Your goal:
Repeat the data word for word. Do not include the pictures.
[START]
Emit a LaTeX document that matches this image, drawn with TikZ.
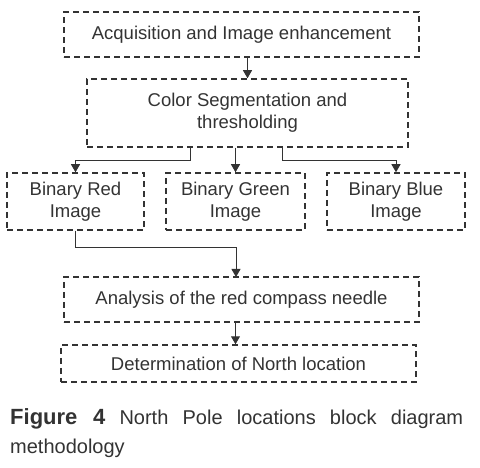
\documentclass[tikz,border=0pt]{standalone}
\usepackage{fontspec}
\setmainfont{Liberation Sans}
\usetikzlibrary{arrows.meta}
\definecolor{ink}{rgb}{0.2,0.2,0.2}

\begin{document}
\begin{tikzpicture}[x=1pt, y=-1pt,
  blk/.style={draw=ink, line width=1.5pt, dash pattern=on 6pt off 4pt, inner sep=0pt, align=center, font=\fontsize{18.5}{22}\selectfont, text=ink},
  arr/.style={draw=ink, line width=1pt, -{Triangle[length=8pt, width=9pt]}}]
  \useasboundingbox (0,0) rectangle (480,468);
  % Blocks (pixel coords, y pointing down)
  \node[blk, minimum width=355pt, minimum height=45pt] (acq) at (241.5,34.5) {Acquisition and Image enhancement};
  \node[blk, minimum width=321pt, minimum height=68pt] (seg) at (247.5,113) {Color Segmentation and\\thresholding};
  \node[blk, minimum width=137pt, minimum height=57pt] (red) at (75.5,201.5) {Binary Red\\Image};
  \node[blk, minimum width=139pt, minimum height=57pt] (green) at (235.5,201.5) {Binary Green\\Image};
  \node[blk, minimum width=138pt, minimum height=57pt] (blue) at (396,201.5) {Binary Blue\\Image};
  \node[blk, minimum width=355pt, minimum height=45pt] (ana) at (241.5,299.5) {Analysis of the red compass needle};
  \node[blk, minimum width=355pt, minimum height=37pt] (det) at (238.5,363.5) {Determination of North location};
  % Branch points
  \coordinate (segL) at (190,147);
  \coordinate (segR) at (282,147);
  \coordinate (anaIn) at (236,277);
  % Arrows
  \draw[arr] (acq.south -| seg.north) -- (seg.north);
  \draw[arr] (segL) -- ++(0,14) -| (red.north);
  \draw[arr] (seg.south -| green.north) -- (green.north);
  \draw[arr] (segR) -- ++(0,14) -| (blue.north);
  \draw[arr] (red.south) -- ++(0,17) -| (anaIn);
  \draw[arr] (ana.south -| green.south) -- (det.north -| green.south);
  % Caption
  \node[anchor=north west, inner sep=0pt, text width=453pt, align=justify, text=ink, font=\fontsize{20}{29}\selectfont] (cap) at (10,408)
    {\hyphenpenalty=10000 {\fontsize{22}{29}\selectfont\textbf{Figure 4}} North Pole locations block diagram\linebreak methodology};
\end{tikzpicture}
\end{document}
[END]
Reply to the task:
Emit a LaTeX document that matches this image, drawn with TikZ.
\documentclass[tikz,border=0pt]{standalone}
\usepackage{fontspec}
\setmainfont{Liberation Sans}
\usetikzlibrary{arrows.meta}
\definecolor{ink}{rgb}{0.2,0.2,0.2}

\begin{document}
\begin{tikzpicture}[x=1pt, y=-1pt,
  blk/.style={draw=ink, line width=1.5pt, dash pattern=on 6pt off 4pt, inner sep=0pt, align=center, font=\fontsize{18.5}{22}\selectfont, text=ink},
  arr/.style={draw=ink, line width=1pt, -{Triangle[length=8pt, width=9pt]}}]
  \useasboundingbox (0,0) rectangle (480,468);
  % Blocks (pixel coords, y pointing down)
  \node[blk, minimum width=355pt, minimum height=45pt] (acq) at (241.5,34.5) {Acquisition and Image enhancement};
  \node[blk, minimum width=321pt, minimum height=68pt] (seg) at (247.5,113) {Color Segmentation and\\thresholding};
  \node[blk, minimum width=137pt, minimum height=57pt] (red) at (75.5,201.5) {Binary Red\\Image};
  \node[blk, minimum width=139pt, minimum height=57pt] (green) at (235.5,201.5) {Binary Green\\Image};
  \node[blk, minimum width=138pt, minimum height=57pt] (blue) at (396,201.5) {Binary Blue\\Image};
  \node[blk, minimum width=355pt, minimum height=45pt] (ana) at (241.5,299.5) {Analysis of the red compass needle};
  \node[blk, minimum width=355pt, minimum height=37pt] (det) at (238.5,363.5) {Determination of North location};
  % Branch points
  \coordinate (segL) at (190,147);
  \coordinate (segR) at (282,147);
  \coordinate (anaIn) at (236,277);
  % Arrows
  \draw[arr] (acq.south -| seg.north) -- (seg.north);
  \draw[arr] (segL) -- ++(0,14) -| (red.north);
  \draw[arr] (seg.south -| green.north) -- (green.north);
  \draw[arr] (segR) -- ++(0,14) -| (blue.north);
  \draw[arr] (red.south) -- ++(0,17) -| (anaIn);
  \draw[arr] (ana.south -| green.south) -- (det.north -| green.south);
  % Caption
  \node[anchor=north west, inner sep=0pt, text width=453pt, align=justify, text=ink, font=\fontsize{20}{29}\selectfont] (cap) at (10,408)
    {\hyphenpenalty=10000 {\fontsize{22}{29}\selectfont\textbf{Figure 4}} North Pole locations block diagram\linebreak methodology};
\end{tikzpicture}
\end{document}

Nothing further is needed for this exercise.